De familie Ter Haar, vroegere eigenaar van Oad, heeft opnieuw een gevoelige nederlaag geleden in de slepende rechtszaak tegen de toenmalige huisbankier Rabo. Oad ging in september 2013 failliet, nadat de bank het krediet opzegde.
Ter Haar verwijt Rabo, in strijd met de zorgplicht, onredelijk en onrechtmatig te hebben gehandeld, vlak voor een reddende deal met een groep ‘Twentse investeerders’, en eist ruim 70 miljoen euro schadevergoeding, omdat de bank het reisconcern in feite onnodig de afgrond in heeft geduwd, terwijl de gevraagde kapitaalversterking een paar dagen later rond zou komen door verkoop van het busbedrijf. Dat uitstel wilde de Rabo niet meer geven, zodat topman Julius ter Haar niet anders kon dan het bankroet aanvragen. Zijn vader Joop bouwde Oad uit tot een grote allround touroperator.
Het financieel wankele Oad, dat sinds 2012 in de ‘ziekenboeg’ (bijzonder beheer) van de Rabobank zat, was in 2013 al druk bezig met een noodzakelijk reorganisatie om de tegenvallende bedrijfsresultaten in een moeilijke markt het hoofd te bieden, de kosten te drukken, de liquiditeit op te schroeven en meer online te gaan verkopen. Het bedrijf voldeed op dat moment niet aan de financiële voorwaarden uit de kredietovereenkomst, waaronder de solvabiliteitsratio en de Total Net Income Ratio (winstmarge).
Conclusie procureur-generaal
Nadat rechtbank (2022) en gerechtshof (2024) Ter Haar in het ongelijk stelden en alle vorderingen afwezen, is de familie in cassatie gegaan bij de Hoge Raad. Ook de procureur-generaal, die de Hoge Raad juridisch advies geeft in een ‘conclusie’, stelt nu echter vast dat het beroep in cassatie dient te worden verworpen, omdat de middelen (klachten) die de advocaat van eisers inbrachten, volgens hem niet slagen. “Diverse onderdelen falen bij gebrek aan feitelijke grondslag of belang. Rabo’s kredietopzegging was rechtsgeldig. Onvoldoende onderbouwd is dat de zorgplicht is geschonden. De bank mocht naar eigen inzicht weigeren om het tijdelijke overbruggingskrediet te verlengen. Ook is niet goed genoeg aangetoond dat de Rabobank mede de directe oorzaak zou zijn van het Oad-faillissement. Bovendien is de directie voldoende tijd gegund om orde op zaken te stellen. Al vanaf 2012 waren er serieuze zorgen”, aldus de PG.

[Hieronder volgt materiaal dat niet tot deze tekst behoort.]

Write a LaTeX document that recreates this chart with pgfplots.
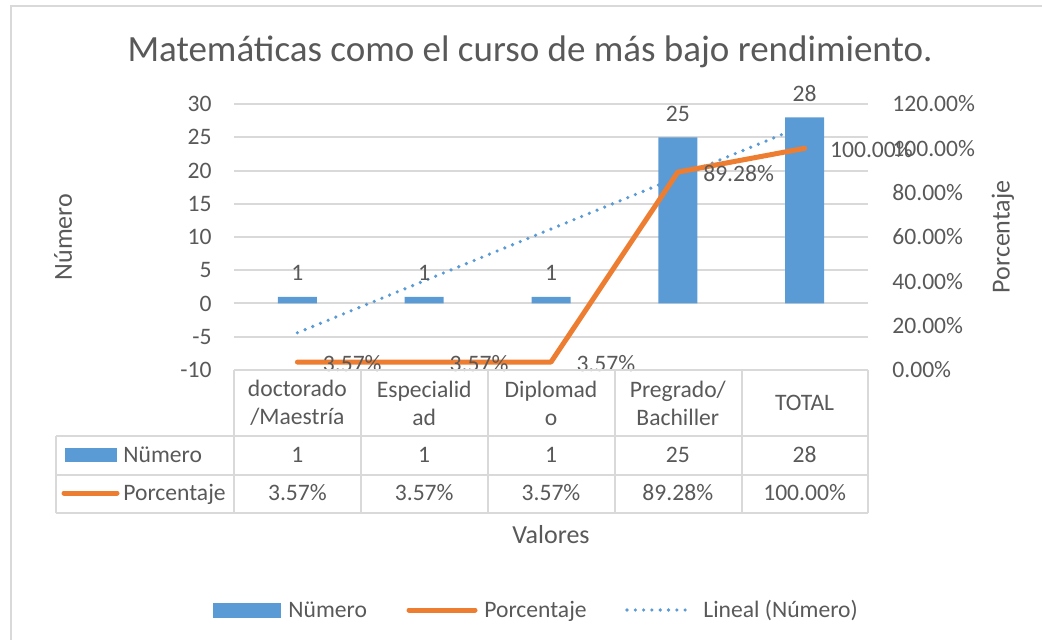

Meestal volgt de Hoge Raad, die nog deze zomer uitspraak doet, de conclusie van de PG, maar soms ook niet. “De familie Ter Haar blijft daarom hoop houden dat zij alsnog in het gelijk wordt gesteld. De Rabo heeft alleen aan haar eigen hachje gedacht en Oad als jarenlange trouwe klant keihard laten vallen op een cruciaal moment voor de turn-around en het inbrengen van vers kapitaal. Het trieste gevolg was dat meer dan 1.500 medewerkers op straat stonden en dat er overal enorme schade is geleden. De bank had dat kunnen voorkomen. Het Rabo-optreden kent geen enkele rechtvaardiging”, zegt woordvoerder Jan Driessen tegen Reisbizz.
Eigen afweging van Rabobank
Desondanks was de Rabo volgens de PG gerechtigd om een eigen (gemotiveerde) afweging te maken binnen de regels en afspraken. “Het was niet onbegrijpelijk van de bank, in het licht van wat er dat jaar allemaal was gepasseerd, om vast te houden aan de deadline van 27 september. Ook is duidelijk gemaakt aan de Oad-directie in een waiver dat er tijdig risicodragend kapitaal in de onderneming moest zijn ingebracht. Dat heeft het Hof bepaald en kan niet meer in cassatie worden overgedaan. Het arrest legt uitvoerig uit hoe tot dat oordeel is gekomen.”
Toch vindt Driessen dat de PG-conclusie voorbijgaat aan de grove schending van de bancaire verantwoordelijkheid jegens Oad en omgeving. “Het bankroet is veroorzaakt door nalatigheid en falend gedrag van de Rabo. Dat blijft stuitend en onvergeeflijk. Wij hebben er vertrouwen in dat de Hoge Raad in totale onafhankelijkheid een oordeel gaat vellen. Zeker in complexe zaken als deze, die maatschappelijk belangrijk zijn, wordt er regelmatig afgeweken van het PG-advies en cassatie alsnog toegewezen. We wachten af wat de Hoge Raad in alle wijsheid beslist. Maar eerst mogen onze advocaten nog reageren op het standpunt van de procureur-generaal.”